● What is being asked: Without the pictures, output the lines of the material from the very first through the one that holds "-- (1257,6) ;".

Data extracted from a collection:
- - - - -

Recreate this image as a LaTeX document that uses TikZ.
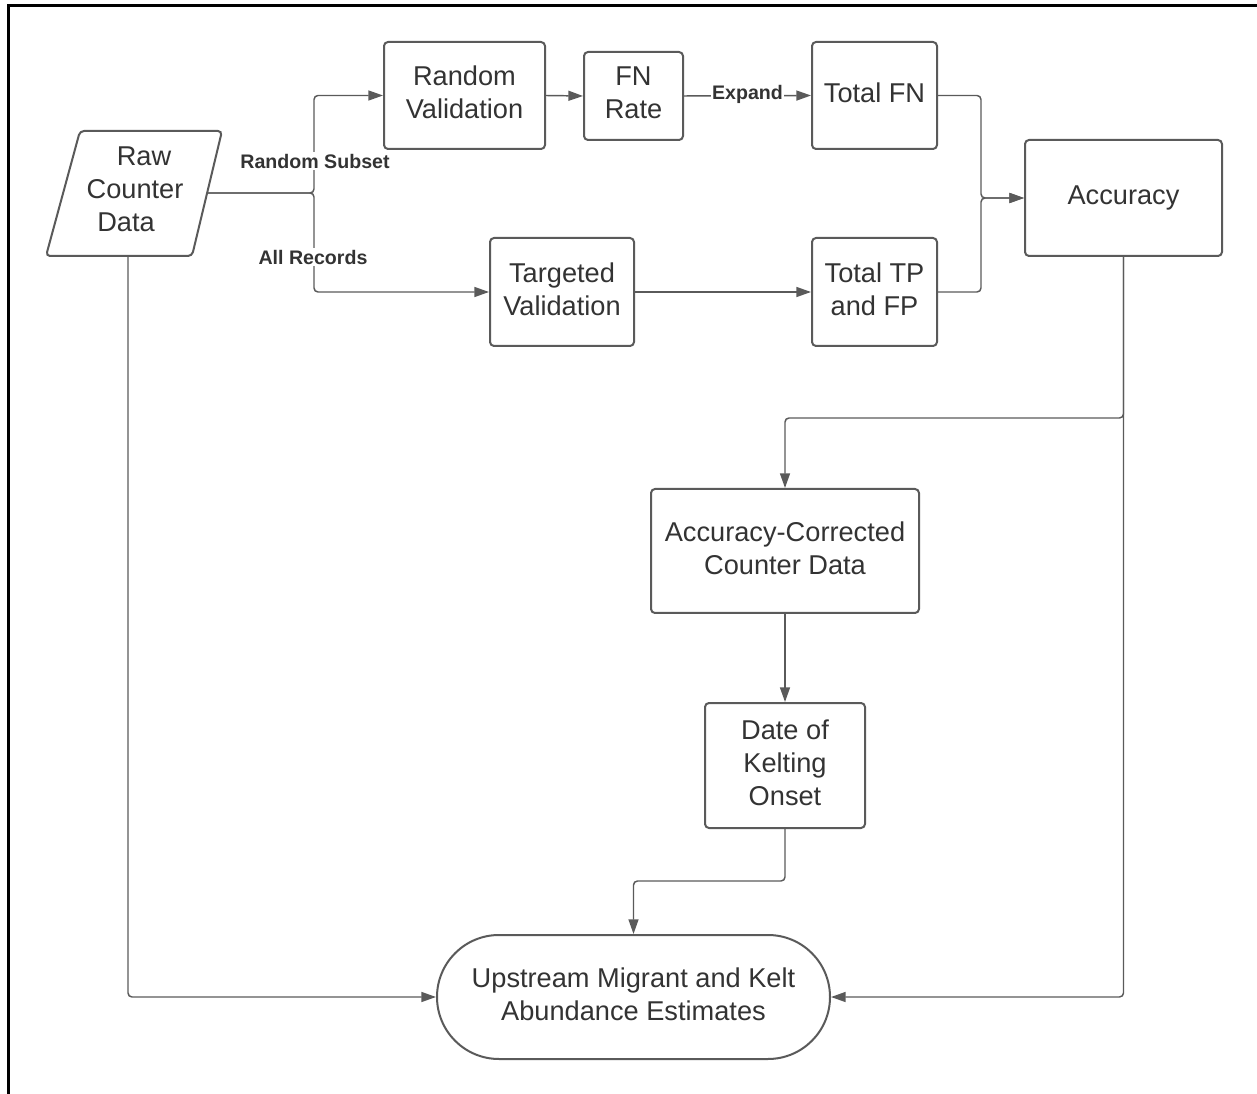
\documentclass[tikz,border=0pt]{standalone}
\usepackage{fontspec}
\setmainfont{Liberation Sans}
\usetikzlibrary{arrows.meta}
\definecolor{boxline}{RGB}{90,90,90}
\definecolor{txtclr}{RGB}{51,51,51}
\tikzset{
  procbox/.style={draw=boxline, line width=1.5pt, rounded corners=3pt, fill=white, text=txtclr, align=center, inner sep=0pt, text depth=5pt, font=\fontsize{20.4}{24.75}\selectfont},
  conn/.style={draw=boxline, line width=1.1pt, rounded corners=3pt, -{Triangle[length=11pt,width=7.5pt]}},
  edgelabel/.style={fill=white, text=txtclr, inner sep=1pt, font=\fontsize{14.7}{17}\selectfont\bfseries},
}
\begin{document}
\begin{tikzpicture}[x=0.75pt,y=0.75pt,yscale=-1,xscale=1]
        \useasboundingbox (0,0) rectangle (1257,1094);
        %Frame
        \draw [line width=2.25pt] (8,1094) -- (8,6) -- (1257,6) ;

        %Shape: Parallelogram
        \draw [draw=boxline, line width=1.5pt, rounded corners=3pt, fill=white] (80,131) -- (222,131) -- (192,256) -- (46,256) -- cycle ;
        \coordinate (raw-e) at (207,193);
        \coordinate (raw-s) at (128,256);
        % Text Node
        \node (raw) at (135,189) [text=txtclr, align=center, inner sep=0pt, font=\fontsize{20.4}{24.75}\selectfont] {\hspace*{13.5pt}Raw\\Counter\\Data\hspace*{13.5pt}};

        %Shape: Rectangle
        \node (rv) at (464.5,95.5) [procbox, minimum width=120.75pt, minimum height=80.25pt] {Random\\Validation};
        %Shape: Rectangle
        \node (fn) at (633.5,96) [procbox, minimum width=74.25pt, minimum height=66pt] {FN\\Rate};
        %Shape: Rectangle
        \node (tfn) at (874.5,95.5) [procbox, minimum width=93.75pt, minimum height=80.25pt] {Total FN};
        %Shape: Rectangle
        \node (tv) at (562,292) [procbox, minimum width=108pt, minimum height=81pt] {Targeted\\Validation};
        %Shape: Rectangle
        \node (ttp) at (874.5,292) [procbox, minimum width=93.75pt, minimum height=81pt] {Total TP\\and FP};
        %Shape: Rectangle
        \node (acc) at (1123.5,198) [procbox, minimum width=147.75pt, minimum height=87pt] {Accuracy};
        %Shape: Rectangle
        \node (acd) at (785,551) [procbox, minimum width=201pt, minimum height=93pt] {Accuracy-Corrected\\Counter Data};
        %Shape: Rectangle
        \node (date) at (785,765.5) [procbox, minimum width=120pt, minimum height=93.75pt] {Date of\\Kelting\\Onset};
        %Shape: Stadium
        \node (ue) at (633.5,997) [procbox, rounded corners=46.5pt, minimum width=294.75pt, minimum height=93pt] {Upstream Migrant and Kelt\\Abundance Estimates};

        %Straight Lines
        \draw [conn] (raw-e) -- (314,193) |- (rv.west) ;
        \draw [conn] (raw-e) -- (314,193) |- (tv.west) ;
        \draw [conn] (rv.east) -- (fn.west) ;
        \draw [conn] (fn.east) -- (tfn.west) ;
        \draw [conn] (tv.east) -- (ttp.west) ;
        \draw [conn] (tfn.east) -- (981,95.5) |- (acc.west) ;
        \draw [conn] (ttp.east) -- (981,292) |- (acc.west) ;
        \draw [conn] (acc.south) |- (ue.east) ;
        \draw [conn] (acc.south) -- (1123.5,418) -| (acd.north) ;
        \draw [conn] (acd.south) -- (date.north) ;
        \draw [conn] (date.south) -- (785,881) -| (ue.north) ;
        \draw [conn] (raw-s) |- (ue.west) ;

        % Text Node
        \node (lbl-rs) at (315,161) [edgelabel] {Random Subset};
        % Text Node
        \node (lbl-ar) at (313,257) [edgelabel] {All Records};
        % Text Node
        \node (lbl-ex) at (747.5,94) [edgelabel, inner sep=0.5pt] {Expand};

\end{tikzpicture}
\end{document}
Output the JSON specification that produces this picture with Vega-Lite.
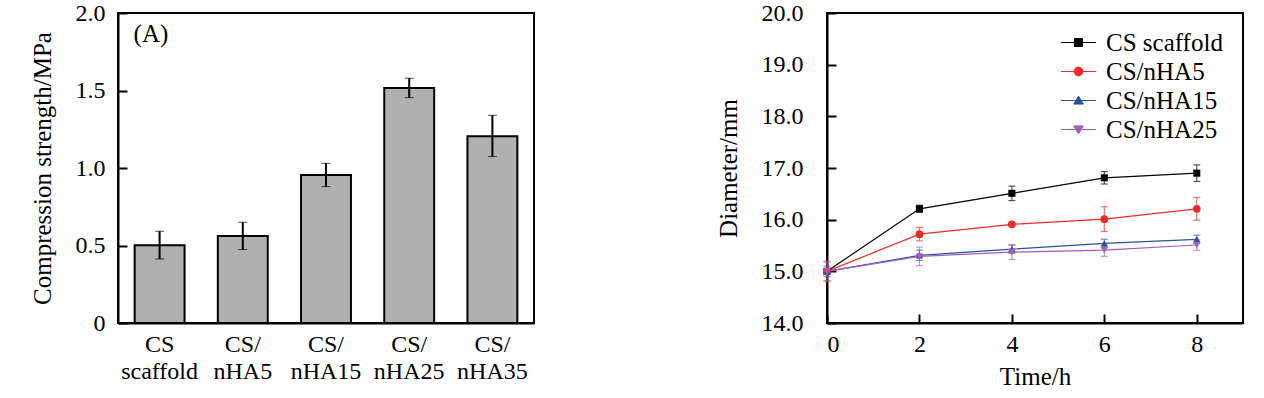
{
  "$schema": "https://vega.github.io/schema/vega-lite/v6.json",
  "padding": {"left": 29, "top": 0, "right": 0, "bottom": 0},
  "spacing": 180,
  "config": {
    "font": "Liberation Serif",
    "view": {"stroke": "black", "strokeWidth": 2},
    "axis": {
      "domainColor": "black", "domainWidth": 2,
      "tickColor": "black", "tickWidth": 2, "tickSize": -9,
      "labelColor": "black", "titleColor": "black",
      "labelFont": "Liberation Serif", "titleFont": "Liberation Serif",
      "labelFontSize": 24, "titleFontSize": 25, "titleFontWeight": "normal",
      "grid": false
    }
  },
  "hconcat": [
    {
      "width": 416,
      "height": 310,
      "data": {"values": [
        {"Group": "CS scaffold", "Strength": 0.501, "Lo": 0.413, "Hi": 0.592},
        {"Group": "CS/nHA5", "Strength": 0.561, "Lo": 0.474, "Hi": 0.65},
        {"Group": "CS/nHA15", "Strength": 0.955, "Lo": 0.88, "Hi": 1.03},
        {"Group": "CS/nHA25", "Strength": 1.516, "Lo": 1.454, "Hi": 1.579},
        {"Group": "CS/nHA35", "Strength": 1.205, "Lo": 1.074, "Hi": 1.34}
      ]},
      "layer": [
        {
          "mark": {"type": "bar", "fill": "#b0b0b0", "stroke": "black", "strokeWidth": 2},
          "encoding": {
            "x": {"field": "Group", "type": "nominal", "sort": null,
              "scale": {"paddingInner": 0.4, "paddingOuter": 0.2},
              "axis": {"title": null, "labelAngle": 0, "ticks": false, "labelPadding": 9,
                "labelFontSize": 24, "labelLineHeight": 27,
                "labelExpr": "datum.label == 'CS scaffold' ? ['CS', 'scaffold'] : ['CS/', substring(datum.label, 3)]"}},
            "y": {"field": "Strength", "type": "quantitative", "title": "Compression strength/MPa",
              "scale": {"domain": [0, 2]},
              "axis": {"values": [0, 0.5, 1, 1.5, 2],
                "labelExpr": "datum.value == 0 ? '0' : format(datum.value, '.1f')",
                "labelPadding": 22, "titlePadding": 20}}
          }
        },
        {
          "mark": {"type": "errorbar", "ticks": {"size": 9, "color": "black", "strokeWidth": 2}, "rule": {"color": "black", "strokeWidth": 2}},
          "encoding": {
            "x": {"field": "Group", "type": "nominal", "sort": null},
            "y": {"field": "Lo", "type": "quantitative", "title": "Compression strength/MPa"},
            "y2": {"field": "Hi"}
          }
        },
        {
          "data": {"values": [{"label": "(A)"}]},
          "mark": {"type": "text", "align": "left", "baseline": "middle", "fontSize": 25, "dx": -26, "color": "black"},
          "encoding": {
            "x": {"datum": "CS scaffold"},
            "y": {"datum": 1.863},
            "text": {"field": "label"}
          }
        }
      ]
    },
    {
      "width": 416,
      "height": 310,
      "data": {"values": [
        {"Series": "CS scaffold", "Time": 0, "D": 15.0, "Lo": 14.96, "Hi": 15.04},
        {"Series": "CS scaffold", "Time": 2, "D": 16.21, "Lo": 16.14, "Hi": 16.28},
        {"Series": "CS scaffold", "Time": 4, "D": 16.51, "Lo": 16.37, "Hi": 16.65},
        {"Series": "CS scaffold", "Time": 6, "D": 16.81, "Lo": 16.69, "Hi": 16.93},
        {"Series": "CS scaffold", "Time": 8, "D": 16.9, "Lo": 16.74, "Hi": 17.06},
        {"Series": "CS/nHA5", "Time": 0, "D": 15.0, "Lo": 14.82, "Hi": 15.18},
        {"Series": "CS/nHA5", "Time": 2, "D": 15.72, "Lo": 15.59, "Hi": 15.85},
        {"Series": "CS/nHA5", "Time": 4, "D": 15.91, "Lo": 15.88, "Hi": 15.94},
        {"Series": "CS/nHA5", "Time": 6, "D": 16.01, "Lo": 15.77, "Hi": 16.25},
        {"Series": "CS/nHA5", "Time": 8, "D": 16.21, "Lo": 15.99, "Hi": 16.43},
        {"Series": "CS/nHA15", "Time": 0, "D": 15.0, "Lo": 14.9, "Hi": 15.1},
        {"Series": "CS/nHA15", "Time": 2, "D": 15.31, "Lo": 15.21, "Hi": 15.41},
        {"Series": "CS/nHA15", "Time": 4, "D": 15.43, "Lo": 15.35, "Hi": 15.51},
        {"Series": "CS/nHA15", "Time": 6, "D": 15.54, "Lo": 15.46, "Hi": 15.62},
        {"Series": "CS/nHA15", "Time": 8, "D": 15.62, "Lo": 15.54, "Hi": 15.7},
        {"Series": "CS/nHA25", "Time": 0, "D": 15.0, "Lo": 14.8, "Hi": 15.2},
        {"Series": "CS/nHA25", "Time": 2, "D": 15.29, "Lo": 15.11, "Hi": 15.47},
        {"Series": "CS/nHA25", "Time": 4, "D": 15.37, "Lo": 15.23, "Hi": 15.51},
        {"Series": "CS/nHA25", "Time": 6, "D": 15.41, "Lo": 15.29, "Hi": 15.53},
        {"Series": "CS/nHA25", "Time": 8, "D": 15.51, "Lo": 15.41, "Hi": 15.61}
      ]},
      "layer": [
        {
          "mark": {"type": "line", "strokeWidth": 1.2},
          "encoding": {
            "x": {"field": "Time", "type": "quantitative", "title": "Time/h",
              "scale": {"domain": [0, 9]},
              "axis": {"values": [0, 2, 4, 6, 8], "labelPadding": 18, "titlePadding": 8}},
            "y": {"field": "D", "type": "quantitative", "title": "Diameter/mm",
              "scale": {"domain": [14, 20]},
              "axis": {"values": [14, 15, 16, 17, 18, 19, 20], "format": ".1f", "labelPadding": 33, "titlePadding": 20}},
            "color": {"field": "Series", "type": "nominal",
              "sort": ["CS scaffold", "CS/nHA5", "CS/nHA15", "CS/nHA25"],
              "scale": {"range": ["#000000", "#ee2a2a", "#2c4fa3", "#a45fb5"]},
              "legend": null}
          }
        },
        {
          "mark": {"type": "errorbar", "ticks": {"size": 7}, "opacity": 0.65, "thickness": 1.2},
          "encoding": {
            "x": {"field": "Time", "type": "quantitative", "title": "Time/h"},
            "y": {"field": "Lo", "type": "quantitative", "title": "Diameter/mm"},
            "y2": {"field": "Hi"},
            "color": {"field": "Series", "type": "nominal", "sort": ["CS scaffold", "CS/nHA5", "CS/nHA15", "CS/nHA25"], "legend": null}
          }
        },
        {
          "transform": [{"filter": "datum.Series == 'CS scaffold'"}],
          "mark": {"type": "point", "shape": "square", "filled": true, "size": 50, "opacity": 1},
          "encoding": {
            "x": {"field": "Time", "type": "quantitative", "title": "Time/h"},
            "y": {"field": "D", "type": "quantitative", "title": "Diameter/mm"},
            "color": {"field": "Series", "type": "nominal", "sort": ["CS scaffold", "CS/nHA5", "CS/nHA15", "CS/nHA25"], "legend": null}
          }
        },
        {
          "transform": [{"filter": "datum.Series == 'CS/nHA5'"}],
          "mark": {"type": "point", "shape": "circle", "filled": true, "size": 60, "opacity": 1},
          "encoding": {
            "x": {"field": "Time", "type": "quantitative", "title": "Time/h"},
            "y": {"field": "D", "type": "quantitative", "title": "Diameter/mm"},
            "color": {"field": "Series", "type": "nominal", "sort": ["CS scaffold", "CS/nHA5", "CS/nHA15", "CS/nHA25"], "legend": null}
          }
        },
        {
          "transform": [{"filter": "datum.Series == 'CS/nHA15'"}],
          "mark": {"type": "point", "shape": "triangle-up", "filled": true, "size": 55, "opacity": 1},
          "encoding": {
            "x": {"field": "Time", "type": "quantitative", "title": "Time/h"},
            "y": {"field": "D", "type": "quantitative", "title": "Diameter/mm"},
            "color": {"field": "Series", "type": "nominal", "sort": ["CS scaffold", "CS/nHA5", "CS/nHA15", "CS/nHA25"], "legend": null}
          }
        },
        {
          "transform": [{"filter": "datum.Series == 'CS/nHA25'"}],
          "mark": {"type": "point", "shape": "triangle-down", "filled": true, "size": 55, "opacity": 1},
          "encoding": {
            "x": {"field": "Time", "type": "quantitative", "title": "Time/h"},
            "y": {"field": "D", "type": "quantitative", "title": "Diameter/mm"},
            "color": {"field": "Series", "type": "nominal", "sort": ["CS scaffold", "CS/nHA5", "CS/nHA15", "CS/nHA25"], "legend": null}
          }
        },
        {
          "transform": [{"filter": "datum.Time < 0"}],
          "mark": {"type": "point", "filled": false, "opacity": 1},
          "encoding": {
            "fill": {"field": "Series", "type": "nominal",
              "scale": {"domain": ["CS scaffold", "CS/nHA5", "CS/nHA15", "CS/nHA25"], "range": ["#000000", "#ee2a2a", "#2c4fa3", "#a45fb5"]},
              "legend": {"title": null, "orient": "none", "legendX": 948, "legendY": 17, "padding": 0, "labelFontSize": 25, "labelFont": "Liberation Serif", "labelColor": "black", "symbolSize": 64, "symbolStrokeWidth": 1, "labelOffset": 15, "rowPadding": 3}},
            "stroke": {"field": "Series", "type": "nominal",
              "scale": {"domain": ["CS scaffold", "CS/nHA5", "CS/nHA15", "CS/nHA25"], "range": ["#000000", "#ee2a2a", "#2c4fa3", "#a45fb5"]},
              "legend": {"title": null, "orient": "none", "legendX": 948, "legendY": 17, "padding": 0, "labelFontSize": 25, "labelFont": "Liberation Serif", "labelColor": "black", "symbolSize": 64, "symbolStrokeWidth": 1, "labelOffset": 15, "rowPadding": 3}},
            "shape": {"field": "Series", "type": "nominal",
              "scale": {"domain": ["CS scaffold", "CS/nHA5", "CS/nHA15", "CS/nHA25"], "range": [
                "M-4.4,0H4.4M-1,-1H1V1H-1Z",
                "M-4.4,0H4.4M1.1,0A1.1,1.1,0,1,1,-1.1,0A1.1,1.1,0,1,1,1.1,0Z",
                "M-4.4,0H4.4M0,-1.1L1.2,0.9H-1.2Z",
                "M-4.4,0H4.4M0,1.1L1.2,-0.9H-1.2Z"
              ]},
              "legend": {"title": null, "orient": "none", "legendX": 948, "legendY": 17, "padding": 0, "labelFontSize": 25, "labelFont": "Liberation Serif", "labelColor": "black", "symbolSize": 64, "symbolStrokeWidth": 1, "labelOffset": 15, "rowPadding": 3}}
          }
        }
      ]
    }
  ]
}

- - - - -

● Final result:
Recreate this image as a LaTeX document that uses TikZ.
\documentclass[tikz,border=0pt]{standalone}
\usepackage{fontspec}
\setmainfont{Liberation Sans}
\usetikzlibrary{arrows.meta}
\definecolor{boxline}{RGB}{90,90,90}
\definecolor{txtclr}{RGB}{51,51,51}
\tikzset{
  procbox/.style={draw=boxline, line width=1.5pt, rounded corners=3pt, fill=white, text=txtclr, align=center, inner sep=0pt, text depth=5pt, font=\fontsize{20.4}{24.75}\selectfont},
  conn/.style={draw=boxline, line width=1.1pt, rounded corners=3pt, -{Triangle[length=11pt,width=7.5pt]}},
  edgelabel/.style={fill=white, text=txtclr, inner sep=1pt, font=\fontsize{14.7}{17}\selectfont\bfseries},
}
\begin{document}
\begin{tikzpicture}[x=0.75pt,y=0.75pt,yscale=-1,xscale=1]
        \useasboundingbox (0,0) rectangle (1257,1094);
        %Frame
        \draw [line width=2.25pt] (8,1094) -- (8,6) -- (1257,6) ;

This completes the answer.